The Spite House(76)



He needed to call Eunice, tell her what he’d found so far and pin down exactly how much more he needed to do to get his money. That was what his grandfather would do. Eric’s father, God bless him, was more mild-mannered, and Eric still had more of that in him than he cared for. Frederick wouldn’t have been half as patient. The first time Eunice admitted to withholding information she should have shared in their first meeting, he would have told her, “It’ll cost you more to keep anything else from me.” He’d have told her that there was nothing he wouldn’t do to protect his family. He would crawl out of Hell and send an old woman back in his place, if he had to. Frederick would have understood then what Eric was just realizing, that he could have used his dire straits to gain some leverage. Eunice knew he was in a desperate situation, but desperate men could be dangerous. If there was one thing Eric had on Eunice, it was that she feared for her life almost as much as he feared losing Stacy again. He had missed earlier chances to let her know what he was willing to do. Next time he talked to her, he’d make sure she understood. And, hell, why wait for the next crazy thing to happen before he reached out to her? He hadn’t checked on the girls yet today, anyway. He’d give her a call now, let her know they needed to talk.

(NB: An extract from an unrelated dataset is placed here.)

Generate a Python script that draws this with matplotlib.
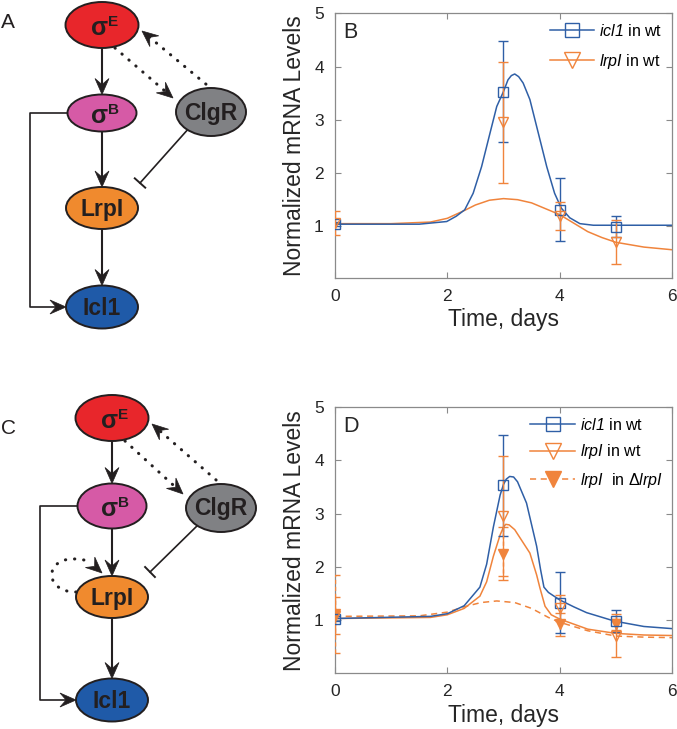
import numpy as np
import matplotlib
matplotlib.use('Agg')
import matplotlib.pyplot as plt
from matplotlib.patches import Ellipse, Polygon, PathPatch
from matplotlib.path import Path
from matplotlib.lines import Line2D

plt.rcParams['font.family'] = ['Liberation Sans', 'DejaVu Sans']
plt.rcParams['mathtext.fontset'] = 'custom'
plt.rcParams['mathtext.rm'] = 'Liberation Sans'
plt.rcParams['mathtext.sf'] = 'Liberation Sans:italic'

BLUE = '#2f5fa6'
ORANGE = '#f0843c'
INK = '#231f20'

# measured days
days = [0, 3, 4, 5]

# panel B data points
b_icl1 = [1.04, 3.53, 1.31, 0.99]
b_icl1_err = [0.04, 0.95, 0.59, 0.20]
b_lrpi = [1.06, 2.95, 1.20, 0.71]
b_lrpi_err = [0.23, 1.13, 0.26, 0.41]

# panel B model curves
b_icl1_fit_t = [0, 1.5, 1.99, 2.16, 2.31, 2.46, 2.61, 2.76, 2.88, 3.0, 3.08, 3.14, 3.2,
                3.27, 3.35, 3.47, 3.62, 3.77, 3.91, 4.03, 4.18, 4.36, 4.6, 6.0]
b_icl1_fit = [1.04, 1.04, 1.09, 1.19, 1.31, 1.62, 2.12, 2.75, 3.25, 3.53, 3.75, 3.83, 3.86,
              3.81, 3.69, 3.38, 2.75, 2.12, 1.62, 1.34, 1.16, 1.05, 1.02, 1.02]
b_lrpi_fit_t = [0, 1.0, 1.7, 2.0, 2.31, 2.5, 2.75, 3.0, 3.25, 3.5, 3.75, 4.0,
                4.25, 4.5, 4.75, 5.0, 5.5, 6.0]
b_lrpi_fit = [1.05, 1.05, 1.08, 1.15, 1.30, 1.40, 1.49, 1.52, 1.50, 1.44, 1.33, 1.22,
              1.06, 0.90, 0.79, 0.70, 0.61, 0.56]

# panel D data points
d_icl1 = [1.03, 3.53, 1.33, 0.98]
d_icl1_err = [0.05, 0.95, 0.57, 0.21]
d_lrpi_wt = [1.08, 2.95, 1.23, 0.71]
d_lrpi_wt_err = [0.35, 1.13, 0.25, 0.40]
d_lrpi_del = [1.12, 2.25, 0.92, 0.92]
d_lrpi_del_err = [0.73, 0.50, 0.22, 0.10]

# panel D model curves
d_icl1_fit_t = [0, 1.7, 2.0, 2.3, 2.58, 2.7, 2.82, 2.94, 3.0, 3.05, 3.11, 3.18, 3.25,
                3.41, 3.59, 3.66, 3.72, 3.8, 4.0, 4.25, 4.48, 4.98, 5.5, 6.0]
d_icl1_fit = [1.03, 1.07, 1.12, 1.27, 1.62, 2.05, 2.75, 3.35, 3.55, 3.65, 3.70, 3.69, 3.60,
              3.20, 2.39, 1.95, 1.62, 1.52, 1.38, 1.25, 1.14, 0.98, 0.88, 0.84]
d_lrpi_fit_t = [0, 1.7, 2.0, 2.3, 2.58, 2.7, 2.82, 2.94, 3.0, 3.04, 3.1, 3.2, 3.47, 3.59,
                3.65, 3.74, 3.85, 4.0, 4.5, 5.0, 5.5, 6.0]
d_lrpi_fit = [1.03, 1.05, 1.10, 1.22, 1.45, 1.72, 2.20, 2.60, 2.75, 2.80, 2.79, 2.70, 2.26,
              1.85, 1.60, 1.26, 1.10, 1.02, 0.83, 0.75, 0.72, 0.71]
d_del_fit_t = [0, 1.5, 2.0, 2.3, 2.6, 2.88, 3.2, 3.5, 3.8, 4.0, 4.5, 5.0, 5.5, 6.0]
d_del_fit = [1.07, 1.08, 1.15, 1.25, 1.33, 1.36, 1.33, 1.22, 1.05, 0.96, 0.80, 0.70,
             0.68, 0.67]

fig = plt.figure(figsize=(6.77, 7.29), dpi=100)

# ---------- network diagrams (pixel coordinates) ----------
bg = fig.add_axes([0, 0, 1, 1])
bg.set_xlim(0, 677)
bg.set_ylim(729, 0)
bg.axis('off')


def node(cx, cy, w, h, fc, label=None, sup=None):
    bg.add_patch(Ellipse((cx, cy), w, h, fc=fc, ec=INK, lw=1.4, zorder=3))
    if sup:
        bg.text(cx + 6, cy + 3, 'σ', ha='right', va='center', fontsize=18,
                fontweight='bold', color=INK, zorder=4)
        bg.text(cx + 6, cy - 3, sup, ha='left', va='center', fontsize=11,
                fontweight='bold', color=INK, zorder=4)
    else:
        bg.text(cx, cy + 1, label, ha='center', va='center', fontsize=16.5,
                fontweight='bold', color=INK, zorder=4)


def head(tip, d, L=16, W=7):
    d = np.asarray(d, float)
    d = d / np.hypot(*d)
    n = np.array([-d[1], d[0]])
    tip = np.asarray(tip, float)
    back = tip - L * d
    pts = [tip, back + W * n, tip - 0.62 * L * d, back - W * n]
    bg.add_patch(Polygon(pts, closed=True, fc=INK, ec=INK, lw=0.5, zorder=5))


def arrow(x0, y0, x1, y1, dotted=False, lw=1.5):
    d = np.array([x1 - x0, y1 - y0], float)
    d = d / np.hypot(*d)
    ex, ey = np.array([x1, y1]) - 9 * d
    if dotted:
        bg.plot([x0, ex], [y0, ey], color=INK, lw=2.2, ls=(0, (0.1, 2.9)),
                dash_capstyle='round', zorder=2)
    else:
        bg.plot([x0, ex], [y0, ey], color=INK, lw=lw, zorder=2)
    head((x1, y1), d)


def inhibit(x0, y0, x1, y1):
    d = np.array([x1 - x0, y1 - y0], float)
    d = d / np.hypot(*d)
    n = np.array([-d[1], d[0]])
    bg.plot([x0, x1], [y0, y1], color=INK, lw=1.2, zorder=2)
    bg.plot([x1 - 7 * n[0], x1 + 7 * n[0]], [y1 - 7 * n[1], y1 + 7 * n[1]],
            color=INK, lw=1.4, zorder=2)


def network(x, y, yB, yL, yI, yC, hB, loop=False):
    # x: column centre, y: sigma E centre
    node(x, y, 73, 46, '#e8262b', sup='E')
    node(x, yB, 69, hB, '#d65aa6', sup='B')
    node(x + 109, yC, 70, 48, '#808184', label='ClgR')
    node(x, yL, 72, 42, '#f08a2e', label='LrpI')
    node(x, yI, 72, 43, '#1f5aa8', label='Icl1')
    arrow(x, y + 23, x, yB - hB / 2)
    arrow(x, yB + hB / 2, x, yL - 21)
    arrow(x, yL + 21, x, yI - 21.5)
    bg.plot([x - 34, x - 72, x - 72, x - 45], [yB, yB, yI, yI], color=INK, lw=1.2, zorder=2)
    head((x - 36, yI), (1, 0))
    arrow(x + 13, y + 23, x + 71, yC - 14, dotted=True)
    arrow(x + 111, yC - 22, x + 40, y + 6, dotted=True)
    inhibit(x + 88, yC + 15, x + 38, yL - 25)
    if loop:
        p = Path([(x - 36, yL - 5), (x - 72, yL - 5), (x - 68, yL - 48), (x - 24, yL - 36)],
                 [Path.MOVETO, Path.CURVE4, Path.CURVE4, Path.CURVE4])
        bg.add_patch(PathPatch(p, fc='none', ec=INK, lw=2.2, ls=(0, (0.1, 2.9)),
                               capstyle='round', zorder=2))
        head((x - 10, yL - 24), (1.0, 0.9))


network(102, 25, 113, 208, 307, 112, 37)
network(112, 418, 506, 597, 700, 508, 45, loop=True)
bg.text(8, 22, 'A', fontsize=15, ha='center', va='center', color=INK)
bg.text(8, 428, 'C', fontsize=15, ha='center', va='center', color=INK)


# ---------- time courses ----------
def style(ax, letter, ylo):
    ax.set_xlim(0, 6)
    ax.set_ylim(ylo, 5)
    ax.set_xticks([0, 2, 4, 6])
    ax.set_yticks([1, 2, 3, 4, 5])
    ax.tick_params(direction='in', top=True, right=True, length=4, width=0.8,
                   color='#8a8a8a', labelcolor='#262626', labelsize=12.5, pad=8)
    for s in ax.spines.values():
        s.set_color('#8a8a8a')
        s.set_linewidth(0.9)
    ax.set_xlabel('Time, days', fontsize=16.5, color='#262626', labelpad=3)
    ax.set_ylabel('Normalized mRNA Levels', fontsize=16.5, color='#262626', labelpad=6)
    ax.text(0.025, 0.968, letter, transform=ax.transAxes, fontsize=15.5, va='top',
            ha='left', color='#262626')


def points(ax, y, err, color, marker, filled=False, dashed=False):
    eb = ax.errorbar(days, y, yerr=err, fmt=marker, color=color, ms=7.5, mew=1.0,
                     mfc=color if filled else 'none', capsize=3.5, elinewidth=1.0,
                     capthick=1.0, zorder=4)
    if dashed:
        eb[2][0].set_linestyle((0, (3, 2)))


axB = fig.add_axes([0.4948, 0.6187, 0.4978, 0.3631])
axB.plot(b_lrpi_fit_t, b_lrpi_fit, color=ORANGE, lw=1.1)
axB.plot(b_icl1_fit_t, b_icl1_fit, color=BLUE, lw=1.1)
points(axB, b_icl1, b_icl1_err, BLUE, 's')
points(axB, b_lrpi, b_lrpi_err, ORANGE, 'v')
style(axB, 'B', 0.03)
hB = [Line2D([], [], color=BLUE, marker='s', mfc='none', ms=10, lw=1.1),
      Line2D([], [], color=ORANGE, marker='v', mfc='none', ms=12, lw=1.1)]
axB.legend(hB, [r'$\mathsf{icl1}$ in wt', r'$\mathsf{lrpI}$ in wt'], loc='upper right',
           frameon=False, fontsize=11.5, handlelength=2.8, handletextpad=0.3,
           labelspacing=0.8, borderaxespad=0.2)

axD = fig.add_axes([0.4948, 0.0764, 0.4978, 0.3649])
axD.plot(d_del_fit_t, d_del_fit, color=ORANGE, lw=1.1, ls=(0, (4, 3)))
axD.plot(d_lrpi_fit_t, d_lrpi_fit, color=ORANGE, lw=1.1)
axD.plot(d_icl1_fit_t, d_icl1_fit, color=BLUE, lw=1.1)
points(axD, d_lrpi_del, d_lrpi_del_err, ORANGE, 'v', filled=True, dashed=True)
points(axD, d_icl1, d_icl1_err, BLUE, 's')
points(axD, d_lrpi_wt, d_lrpi_wt_err, ORANGE, 'v')
style(axD, 'D', 0.0)
hD = [Line2D([], [], color=BLUE, marker='s', mfc='none', ms=10, lw=1.1),
      Line2D([], [], color=ORANGE, marker='v', mfc='none', ms=12, lw=1.1),
      Line2D([], [], color=ORANGE, marker='v', mfc=ORANGE, ms=12, lw=1.1, ls=(0, (4, 3)))]
axD.legend(hD, [r'$\mathsf{icl1}$ in wt', r'$\mathsf{lrpI}$ in wt',
                r'$\mathsf{lrpI}$  in $\Delta\mathsf{lrpI}$'], loc='upper right',
           frameon=False, fontsize=11.5, handlelength=2.8, handletextpad=0.3,
           labelspacing=0.6, borderaxespad=0.2)

fig.savefig('out.png', dpi=100)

Eric kept one hand on the wheel and took his phone from his pocket with the other. It was dead. Of course it was. He couldn’t remember the last time he’d plugged it in. A simple thing that he’d been disciplined about since going on the road, and it slipped his mind like it was something he forgot to grab at the grocery store. He wondered if Dess had called while his phone was off. If so, she was likely worried enough to come back to the house to check on him. That was the last place he wanted her to be. He hated to think of her worrying about him. Daughters weren’t supposed to worry about their dads.

The drive back to the spite house felt shorter than it should have. He was off the paved street and following the winding dirt road toward the house before he was ready to be. When he pulled into the clear, near the house, he would have enough room to make a U-turn, and he told himself that’s what he would do. Go back to town and get some food, walk around some, maybe find a coffee shop where he could get in someone’s ear and see if they might give him some more information. Something about Masson’s niece and nephew that could help.

That plan evaporated when he saw three cars parked near the house. He recognized everyone who stood outside the cars, staring up at the Masson House. There was Eunice, Lafonda, Emily Steen, and Dess.

Stacy wasn’t with them.

Was she somewhere else with Dana? Why wouldn’t she be with Lafonda instead? Why were any of them here? What in the hell was going on?

He pulled to a fast stop and jumped out of the car. His first instinct was to shout at all of them. Where the hell was Stacy? Had they left her somewhere? Had they lost her? His heart was pounding. For the love of God, he’d left her in Eunice’s care for one night and already something was wrong. He might as well have kept her with him in the spite house. The primary thing keeping him from screaming at Eunice was suppressing his urge to throw up. Because as pissed off as he was, he was even more anxious. A sickening nervousness filled him from his gut to his throat.

When he got close enough, he saw that Dess had her most resilient face on, which meant she’d been crying recently. The roiling fear in his stomach turned painful. Fire and fangs tore through every emotion but despair. Eric braced himself to hear the worst news he could hear about Stacy, and to relive the worst moment of his life.



* * *



After they explained everything—Max’s arrival, Stacy’s abduction—Eric was fully possessed by such fury that it seemed to have come from a primordial time. A wrath that was the grandmother of survival. That long ago forced the Earth to give rise to animals so that it would have something it could inhabit. It was accompanied by the precursor to human fear—the raw, preservative utility of necessity.

Much of what Eunice and Dess imparted glanced off him. The man’s name and the fact that he’d been here before didn’t matter. Eric didn’t care that Dess had revealed Stacy’s big secret, and he wasn’t upset right now about Eunice’s lie of omission. Nothing mattered beyond the simple fact that some bastard stole his baby girl and brought her here. That man was holding her at gunpoint inside the house. Eric could only think of two things, PROTECT and KILL. Not merely the words, but the actions. Gradually, more cogent thoughts regained purchase in his mind, but still worked in service of the two primary drivers.

PROTECT.

KILL.

“I need to go in,” Eric said.

“Hold on,” Eunice said. “You don’t want to do anything to make things worse.”

“Sorry, I should have been clearer,” Eric said. “I’m going in.”

“Dad, we don’t know where he is in there,” Dess said.

“I’ll find him,” Eric said.

“He has a gun.”

“And Stacy. That’s why I’m going.”

“Then I am, too.”

“No.”

“Dad—”

“We’ve got a better chance if just one of us goes. He might panic if he’s outnumbered. We can’t risk that. And of the two of us, you know I’m not letting you go.”

Dess looked at him like she wanted to hit him, and that brought him an ounce of peace. It told him that if he failed at this then his older girl would go in and save her sister.